Program

Research Programs: Fellowships for University Teachers

Period of Performance

1/1/2017 - 7/31/2017

Funding Totals

$29,400.00 (approved)
$29,400.00 (awarded)


Chinese Art in Early Modern Europe and America

FAIN: FA-252681-17

Dawn V. Odell
Lewis and Clark College (Portland, OR 97219-8091)

Preparation of a book on André Everard van Braam Houckgeest (1739-1801), who worked for the Dutch East India Company in Asia, settled in Philadelphia, and was one of the first to promote Chinese art and culture in the city.

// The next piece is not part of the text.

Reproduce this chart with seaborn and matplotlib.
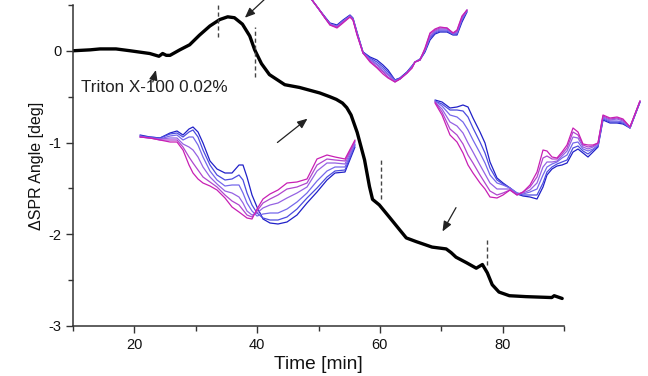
import numpy as np
import pandas as pd
import matplotlib
matplotlib.use("Agg")
import matplotlib.pyplot as plt
from matplotlib.ticker import MultipleLocator
import seaborn as sns

# ---------------- main sensorgram ----------------
time_min = [10, 12.8, 14.4, 17, 19.3, 22.5, 24, 24.6, 25.2, 25.8, 27.4, 29, 30.6, 32.3,
            33.9, 35.2, 36.3, 37.6, 38.8, 39.6, 40.7, 42, 44.5, 46.9, 50.2, 51.8, 52.9,
            53.9, 54.6, 55.3, 56.3, 57.5, 58.3, 58.8, 59.9, 61.5, 63.2, 64.3, 65.9, 68.5,
            70.8, 71.6, 72.4, 74.1, 75.7, 76.7, 77.5, 78.3, 79.4, 81.1, 83.8, 88.0, 88.4,
            89.7]
spr_angle = [0, 0.01, 0.02, 0.02, 0.0, -0.03, -0.06, -0.03, -0.05, -0.05, 0.01, 0.065,
             0.17, 0.27, 0.34, 0.37, 0.36, 0.29, 0.16, 0.01, -0.14, -0.26, -0.37, -0.40,
             -0.46, -0.50, -0.53, -0.57, -0.62, -0.70, -0.89, -1.19, -1.48, -1.62, -1.68,
             -1.81, -1.95, -2.04, -2.08, -2.14, -2.16, -2.20, -2.25, -2.31, -2.37, -2.33,
             -2.42, -2.55, -2.63, -2.67, -2.68, -2.69, -2.67, -2.70]

dash_x = [33.6, 39.6, 60.2, 77.5]
dash_top = [0.5, 0.26, -1.17, -2.04]
dash_bottom = [0.15, -0.29, -1.62, -2.33]

# arrows: (tail_x, tail_y, head_x, head_y)
arrow_tail_x = [23.0, 41.2, 43.3, 72.4]
arrow_tail_y = [-0.34, 0.56, -1.00, -1.71]
arrow_head_x = [23.5, 38.0, 48.2, 70.2]
arrow_head_y = [-0.21, 0.36, -0.74, -1.97]

x_ticks = [20, 40, 60, 80]
y_ticks = [0, -1, -2, -3]

# ---------------- inset spectra (arbitrary local units) ----------------
ins1_x = [5, 15, 25, 35, 42, 48, 54, 58, 63, 68, 75, 82, 90, 97, 104, 108, 112, 117, 122,
          128, 135, 143, 152, 162, 172, 182, 192, 200, 210, 220]
ins1_c0 = [40, 42, 43, 38, 36, 40, 34, 32, 37, 48, 66, 74, 78, 78, 70, 70, 82, 100, 112,
           124, 128, 129, 127, 120, 108, 97, 85, 78, 77, 52]
ins1_c1 = [41, 42, 43, 39, 38, 42, 37, 35, 42, 55, 70, 80, 85, 84, 80, 85, 98, 110, 118,
           123, 125, 125, 122, 114, 103, 93, 82, 76, 75, 50]
ins1_c2 = [41, 43, 44, 41, 40, 45, 42, 42, 50, 62, 76, 85, 91, 90, 90, 98, 108, 116, 121,
           119, 118, 118, 114, 107, 98, 86, 76, 72, 72, 49]
ins1_c3 = [42, 43, 44, 43, 43, 49, 52, 55, 62, 72, 82, 89, 96, 98, 102, 108, 116, 120, 118,
           113, 110, 108, 103, 98, 92, 76, 68, 68, 69, 47]
ins1_c4 = [42, 43, 45, 45, 45, 52, 62, 68, 75, 82, 87, 92, 100, 106, 110, 115, 120, 122, 116,
           108, 104, 100, 94, 92, 88, 70, 64, 65, 66, 46]
ins1_c5 = [42, 43, 45, 47, 47, 55, 70, 78, 84, 88, 91, 95, 103, 112, 117, 120, 123, 124, 114,
           104, 99, 95, 88, 87, 84, 64, 60, 62, 64, 45]

ins2_x = [12, 18, 25, 30, 37, 43, 50, 53, 57, 63, 70, 77, 83, 88, 95, 100, 107, 112, 115,
          120, 125, 130, 135, 140, 147, 153, 157, 162, 167]
ins2_c0 = [0, 8, 17, 23, 25, 20, 15, 18, 32, 52, 57, 60, 65, 70, 80, 78, 72, 66, 62, 60,
           52, 40, 34, 32, 32, 35, 35, 22, 12]
ins2_c1 = [0, 8, 17, 24, 26, 21, 16, 19, 33, 52, 58, 62, 67, 72, 80, 78, 72, 66, 62, 59,
           51, 38, 33, 31, 31, 34, 34, 20, 11]
ins2_c2 = [0, 8, 18, 24, 26, 21, 16, 19, 33, 53, 59, 64, 69, 74, 81, 79, 73, 67, 62, 59,
           50, 37, 32, 30, 30, 34, 33, 19, 11]
ins2_c3 = [0, 8, 18, 24, 27, 22, 16, 19, 34, 53, 60, 65, 71, 75, 81, 79, 73, 67, 62, 60,
           50, 36, 31, 29, 29, 33, 32, 18, 10]
ins2_c4 = [0, 8, 18, 25, 27, 22, 17, 20, 34, 53, 61, 67, 72, 77, 82, 79, 73, 68, 62, 60,
           49, 34, 30, 28, 28, 33, 31, 17, 10]
ins2_c5 = [0, 8, 18, 25, 28, 23, 17, 20, 35, 53, 62, 68, 74, 78, 82, 79, 73, 68, 62, 60,
           48, 33, 29, 27, 28, 33, 30, 16, 10]

ins3_x = [5, 12, 20, 27, 33, 38, 43, 50, 55, 60, 67, 73, 80, 87, 93, 100, 107, 113, 117,
          122, 127, 132, 137, 143, 148, 153, 158, 163, 168, 173, 180, 187, 193, 200, 210]
ins3_c0 = [5, 7, 13, 12, 10, 12, 23, 37, 48, 67, 83, 88, 93, 99, 101, 102, 104, 92, 80, 74,
           71, 70, 68, 57, 54, 58, 62, 57, 52, 25, 28, 28, 29, 33, 7]
ins3_c1 = [6, 9, 15, 15, 16, 22, 33, 47, 58, 73, 85, 89, 93, 98, 100, 100, 100, 88, 77, 72,
           69, 67, 65, 53, 51, 56, 59, 55, 51, 24, 27, 27, 28, 33, 7]
ins3_c2 = [6, 11, 20, 22, 27, 35, 45, 58, 68, 80, 88, 90, 93, 98, 99, 97, 94, 80, 72, 69,
           67, 63, 60, 48, 47, 54, 56, 54, 50, 23, 26, 26, 27, 33, 7]
ins3_c3 = [7, 14, 27, 31, 38, 48, 57, 70, 79, 88, 94, 94, 94, 99, 98, 95, 88, 72, 67, 67,
           66, 61, 56, 42, 43, 52, 54, 52, 49, 22, 25, 24, 26, 32, 6]
ins3_c4 = [7, 17, 34, 40, 49, 60, 68, 80, 88, 96, 100, 98, 95, 100, 97, 92, 82, 63, 61, 64,
           64, 59, 53, 37, 40, 50, 52, 51, 48, 21, 24, 23, 25, 32, 6]
ins3_c5 = [8, 20, 40, 47, 58, 70, 78, 88, 94, 102, 103, 100, 95, 100, 97, 90, 77, 55, 56, 62,
           63, 57, 50, 33, 37, 49, 50, 50, 48, 20, 23, 22, 24, 32, 6]

# ---------------- style ----------------
sns.set_style("ticks")
plt.rcParams['font.family'] = ['Liberation Sans', 'DejaVu Sans']
plt.rcParams['axes.edgecolor'] = '#333333'
plt.rcParams['xtick.color'] = '#333333'
plt.rcParams['ytick.color'] = '#333333'

fig = plt.figure(figsize=(6.48, 3.76), dpi=100)
ax = fig.add_axes([0.1127, 0.133, 0.7577, 0.854])

df_main = pd.DataFrame({"time": time_min, "angle": spr_angle})
sns.lineplot(data=df_main, x="time", y="angle", color="black", lw=2.4,
             estimator=None, sort=False, ax=ax)

ax.set_xlim(10, 90)
ax.set_ylim(-3, 0.5)
ax.set_xticks(x_ticks)
ax.set_yticks(y_ticks)
ax.set_yticklabels([str(v) for v in y_ticks])
ax.xaxis.set_minor_locator(MultipleLocator(10))
ax.yaxis.set_minor_locator(MultipleLocator(0.5))
ax.tick_params(which='major', length=5, width=1, labelsize=10.5, direction='out',
               labelcolor='#111111')
ax.tick_params(which='minor', length=3.5, width=1, direction='out')
for s in ['top', 'right']:
    ax.spines[s].set_visible(False)
for s in ['left', 'bottom']:
    ax.spines[s].set_linewidth(1.1)
ax.set_xlabel("Time [min]", fontsize=13.8, labelpad=3, color='#111111')
ax.set_ylabel("\u0394SPR Angle [deg]", fontsize=11.5, labelpad=3, color='#111111')

ax.vlines(dash_x, dash_bottom, dash_top, colors='#444444', linestyles=(0, (3, 2)), lw=1)

for tx, ty, hx, hy in zip(arrow_tail_x, arrow_tail_y, arrow_head_x, arrow_head_y):
    ax.annotate("", xy=(hx, hy), xytext=(tx, ty), annotation_clip=False,
                arrowprops=dict(arrowstyle="-|>,head_length=0.6,head_width=0.25",
                                color="#222222", lw=0.9, shrinkA=0, shrinkB=0))

ax.text(11.3, -0.40, "Triton X-100 0.02%", fontsize=12.3, va='center', ha='left',
        color='#222222')

palette = sns.blend_palette(['#2020c8', '#6a6aee', '#a060e0', '#c81fb4'], 6)


def draw_inset(rect, xs, curves, xlim, ylim):
    iax = fig.add_axes(rect)
    iax.patch.set_alpha(0)
    rows = []
    for i, c in enumerate(curves):
        for xv, yv in zip(xs, c):
            rows.append((i, xv, yv))
    d = pd.DataFrame(rows, columns=["curve", "x", "y"])
    sns.lineplot(data=d, x="x", y="y", hue="curve", palette=palette, lw=0.9,
                 estimator=None, sort=False, legend=False, ax=iax)
    iax.set_xlim(*xlim)
    iax.set_ylim(*ylim)
    iax.axis('off')


draw_inset([135 / 648, (376 - 230) / 376, 225 / 648, 135 / 376], ins1_x,
           [ins1_c0, ins1_c1, ins1_c2, ins1_c3, ins1_c4, ins1_c5], (0, 225), (135, 0))
draw_inset([300 / 648, (376 - 85) / 376, 175 / 648, 85 / 376], ins2_x,
           [ins2_c0, ins2_c1, ins2_c2, ins2_c3, ins2_c4, ins2_c5], (0, 175), (85, 0))
draw_inset([430 / 648, (376 - 205) / 376, 215 / 648, 110 / 376], ins3_x,
           [ins3_c0, ins3_c1, ins3_c2, ins3_c3, ins3_c4, ins3_c5], (0, 215), (110, 0))

fig.savefig("out.png", dpi=100)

My project studies a rich moment in the history of artistic engagement between China, Europe, and the United States by focusing on a remarkable figure, André Everard van Braam Houckgeest. Author, draughtsman, art collector, and active member of the French-Dutch émigré community in Philadelphia, van Braam lived in Guangzhou and Macao and served as a member of the Dutch East India Company's diplomatic mission to the Beijing court. Van Braam became a naturalized U.S. citizen in 1784 and presented Philadelphia audiences with the first public display of Chinese art in America. Through the lens of his confrontation with Chinese visual culture, and specifically through his curation of Chinese landscape painting and porcelain, I explain how van Braam’s experience forms the basis for today’s conversations about global art markets, ethnicity, trade imbalances, and diplomatic negotiations.